Hurricane Melissa death toll tops 50; ‘apocalyptic’ Caribbean damage
Communities across the Caribbean on Saturday were continuing to pick up the pieces left by the devastating and deadly former Hurricane Melissa, which walloped Jamaica as one of the strongest hurricanes to make landfall in Atlantic history and brought catastrophic flooding to several islands in the region.
Melissa made landfall as a Category 5 hurricane with winds of 185 mph in Jamaica on Tuesday. It was the most powerful hurricane to ever strike the island nation, bringing torrential rains and damaging winds, which left hundreds of thousands without power, destroyed homes and scattered fields with debris. It next made landfall in Cuba as a Category 3 storm before going through the Bahamas and passing near Bermuda.
The death toll in the Caribbean climbed to more than 60 Saturday, after the Jamaican government confirmed 28 deaths in an X post shared by Prime Minister Andrew Holness. Deaths also were reported in Haiti and the Dominican Republic, including in areas that did not experience a direct landfall, but saw severe flooding from the slow-moving storm. Jamaican officials said additional reports of possible fatalities are still being verified.
“Every single life lost is a huge tragedy,” said Dana Morris Dixon, Jamaican minister of education, skills, youth and information, at a news conference on Friday. “We have never had a Category 5 hurricane in our country. The devastation in the west is unimaginable.”
‘Apocalyptic’ devastation
On Friday, authorities in Jamaica said they were working to deliver food and other aid to people devastated by Melissa and recover the bodies of additional people reported dead, using helicopters to reach areas with impassable roads.

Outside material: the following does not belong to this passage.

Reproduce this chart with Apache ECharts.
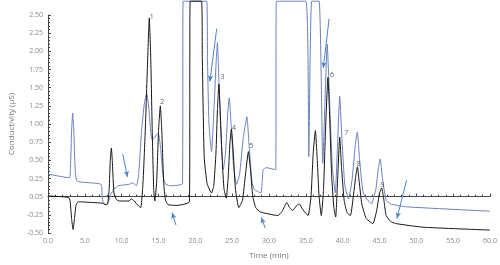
<!DOCTYPE html>
<html><head><meta charset="utf-8">
<script src="https://cdn.jsdelivr.net/npm/echarts@6/dist/echarts.min.js"></script>
<style>html,body{margin:0;padding:0;background:#fff}#c{width:500px;height:265px}</style>
</head><body><div id="c"></div>
<script>
// Black trace (time min, conductivity µS)
var blackTrace = [[0,0.01],[2.8,-0.01],[3.0,-0.06],[3.2,-0.3],[3.4,-0.45],[3.6,-0.3],[3.8,-0.12],[4.1,-0.07],[6,-0.08],[7.4,-0.09],[7.8,-0.11],[8.1,-0.1],[8.3,0.1],[8.45,0.5],[8.6,0.67],[8.75,0.45],[8.95,0.05],[9.3,-0.04],[9.7,-0.06],[11.0,-0.06],[11.3,-0.03],[11.7,-0.06],[12.3,-0.13],[12.6,-0.15],[12.9,0.2],[13.2,0.9],[13.5,1.8],[13.75,2.46],[13.95,1.9],[14.15,0.9],[14.35,0.1],[14.5,-0.06],[14.75,0.2],[15.0,0.9],[15.25,1.25],[15.45,0.9],[15.7,0.2],[15.95,-0.05],[16.3,-0.11],[17.5,-0.12],[19.2,-0.07],[19.3,2.69],[20.85,2.69],[20.95,1.9],[21.2,0.55],[21.6,0.18],[22.2,0.05],[22.5,0.15],[22.8,0.6],[23.0,1.2],[23.2,1.55],[23.4,1.1],[23.65,0.5],[23.9,0.1],[24.2,-0.02],[24.45,0.25],[24.7,0.75],[24.9,0.93],[25.15,0.6],[25.45,0.1],[25.9,-0.15],[26.4,-0.05],[26.8,0.3],[27.2,0.62],[27.5,0.35],[27.8,0.0],[28.2,-0.15],[28.8,-0.21],[31.2,-0.26],[31.8,-0.2],[32.4,-0.08],[32.8,-0.15],[33.2,-0.19],[33.7,-0.13],[34.1,-0.1],[34.6,-0.18],[35.3,-0.26],[35.7,0.0],[36.0,0.6],[36.3,0.91],[36.55,0.5],[36.8,0.0],[37.1,-0.26],[37.4,0.1],[37.7,1.0],[38.0,1.64],[38.2,1.2],[38.5,0.3],[38.8,-0.15],[39.05,-0.28],[39.3,0.2],[39.6,0.82],[39.85,0.4],[40.2,-0.05],[40.6,-0.22],[41.05,-0.26],[41.5,0.05],[41.8,0.3],[42.0,0.41],[42.25,0.2],[42.6,-0.1],[43.2,-0.3],[44.1,-0.37],[44.6,-0.2],[45.0,0.05],[45.3,0.12],[45.6,-0.05],[45.9,-0.26],[46.5,-0.34],[47.2,-0.37],[50.9,-0.42],[60,-0.46]];

// Blue trace
var blueTrace = [[0,0.31],[2.9,0.26],[3.05,0.4],[3.2,0.9],[3.35,1.15],[3.5,0.9],[3.7,0.35],[3.9,0.22],[4.5,0.2],[7.2,0.17],[7.35,0.0],[7.5,-0.08],[7.9,-0.11],[8.2,-0.07],[8.5,0.03],[8.8,0.08],[9.0,0.12],[9.2,0.12],[9.5,0.15],[11.0,0.17],[11.5,0.19],[12.0,0.15],[12.3,0.3],[12.7,0.9],[13.1,1.3],[13.4,1.42],[13.7,1.2],[13.9,0.95],[14.1,0.79],[14.4,0.8],[14.8,0.86],[15.05,0.85],[15.3,0.65],[15.6,0.3],[15.9,0.18],[16.5,0.15],[18.25,0.18],[18.35,2.69],[21.55,2.69],[21.65,1.9],[21.85,0.99],[22.2,0.62],[22.6,1.36],[22.85,1.9],[23.0,2.12],[23.2,1.6],[23.5,0.8],[23.8,0.37],[24.1,0.6],[24.4,1.15],[24.6,1.36],[24.85,1.0],[25.2,0.4],[25.6,0.17],[26.0,0.3],[26.5,0.8],[27.0,1.1],[27.3,0.7],[27.7,0.2],[28.0,0.1],[28.9,0.05],[29.2,0.37],[29.6,0.4],[30.9,0.37],[31.0,2.69],[35.0,2.69],[35.4,0.55],[35.8,2.69],[36.8,2.69],[37.3,0.46],[37.6,1.3],[37.9,2.1],[38.2,1.4],[38.6,0.4],[39.0,0.05],[39.3,0.7],[39.6,1.38],[39.9,0.8],[40.3,0.15],[40.8,-0.03],[41.3,0.25],[41.7,0.7],[42.0,0.89],[42.3,0.5],[42.8,0.05],[43.9,-0.1],[44.5,0.1],[44.85,0.4],[45.1,0.52],[45.4,0.25],[45.9,-0.05],[46.5,-0.1],[48.7,-0.14],[60,-0.2]];

// Peak number labels
var peakNames = ['1','2','3','4','5','6','7','8','9'];
var peakLabelT = [14.08,15.5,23.7,25.26,27.6,38.55,40.5,42.2,45.4];
var peakLabelV = [2.47,1.30,1.64,0.95,0.70,1.67,0.87,0.455,0.16];

// Arrows: [tailT, tailV, headT, headV]
var arrows = [[10.13,0.59,10.8,0.27],[17.37,-0.39,16.84,-0.22],[22.9,2.31,21.97,1.585],[29.47,-0.43,28.95,-0.285],[38.16,2.45,37.37,1.77],[48.68,0.227,47.37,-0.30]];

// Axis tick labels
var yTickLabels = ['-0.50','-0.25','0.05','0.25','0.50','0.75','1.00','1.25','1.50','1.75','2.00','2.25','2.50'];
var xTickLabels = ['0.0','5.0','10.0','15.0','20.0','25.0','30.0','35.0','40.0','45.0','50.0','55.0','60.0'];

var chart = echarts.init(document.getElementById('c'), null, {renderer:'canvas'});
var axisGray = '#444';
var labelGray = '#8a8a8a';
chart.setOption({
  animation:false,
  grid:{left:33,right:10,top:15,bottom:26},
  xAxis:{type:'value',min:0,max:60,interval:5,
    name:'Time (min)',nameLocation:'middle',nameGap:19,
    nameTextStyle:{fontFamily:'Open Sans',fontSize:8,color:'#777'},
    axisLine:{lineStyle:{color:axisGray,width:1}},
    axisTick:{inside:true,length:3,lineStyle:{color:axisGray}},
    minorTick:{show:true,splitNumber:5,length:2,lineStyle:{color:axisGray}},
    splitLine:{show:false},
    axisLabel:{fontFamily:'Open Sans',fontSize:7,color:labelGray,margin:4,
      formatter:function(v,i){return xTickLabels[i]!==undefined?xTickLabels[i]:'';}}
  },
  yAxis:{type:'value',min:-0.5,max:2.5,interval:0.25,
    name:'Conductivity (µS)',nameLocation:'middle',nameGap:24,
    nameTextStyle:{fontFamily:'Open Sans',fontSize:8,color:'#777'},
    axisLine:{show:true,lineStyle:{color:axisGray,width:1}},
    axisTick:{show:true,inside:true,length:3,lineStyle:{color:axisGray}},
    minorTick:{show:true,splitNumber:5,length:2,lineStyle:{color:axisGray}},
    splitLine:{show:false},
    axisLabel:{fontFamily:'Open Sans',fontSize:7,color:labelGray,margin:5,
      formatter:function(v,i){return yTickLabels[i]!==undefined?yTickLabels[i]:'';}}
  },
  series:[
    {type:'line',data:blueTrace,showSymbol:false,clip:false,smooth:0.15,
     lineStyle:{color:'#6b80bd',width:1},z:2,
     markLine:{silent:true,symbol:['none','arrow'],symbolSize:[4,6],label:{show:false},
       lineStyle:{color:'#4a84c4',width:1,type:'solid'},
       data:arrows.map(function(a){return [{coord:[a[0],a[1]]},{coord:[a[2],a[3]]}];})}},
    {type:'line',data:blackTrace,showSymbol:false,clip:false,smooth:0.15,
     lineStyle:{color:'#151515',width:1},z:3},
    {type:'scatter',symbolSize:0,z:4,
     data:peakLabelT.map(function(t,i){return [t,peakLabelV[i],peakNames[i]];}),
     label:{show:true,position:'inside',formatter:function(p){return p.data[2];},
       fontFamily:'Open Sans',fontSize:7,color:'#333'}}
  ]
});
</script></body></html>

The country’s works department had made some progress clearing thoroughfares, Dixon said.
Some 462,000 people remained without power, she said.
Desmond McKenzie, the country’s minister of local government and community development, said communications were still knocked out in five parishes on Oct. 31. In Falmouth, the capital of the Trelawney Parish along the northwestern coast, “it is not a pretty reading,” he said.
“The municipal building has been destroyed. The infirmary: destroyed. The roads and works department: destroyed. The courthouse: destroyed,” McKenzie said.
“The situation on the ground is what can only be described as apocalyptic,” World Food Programme Caribbean director Brian Bogart said at a news conference in Black River, Jamaica, near Melissa’s landfall.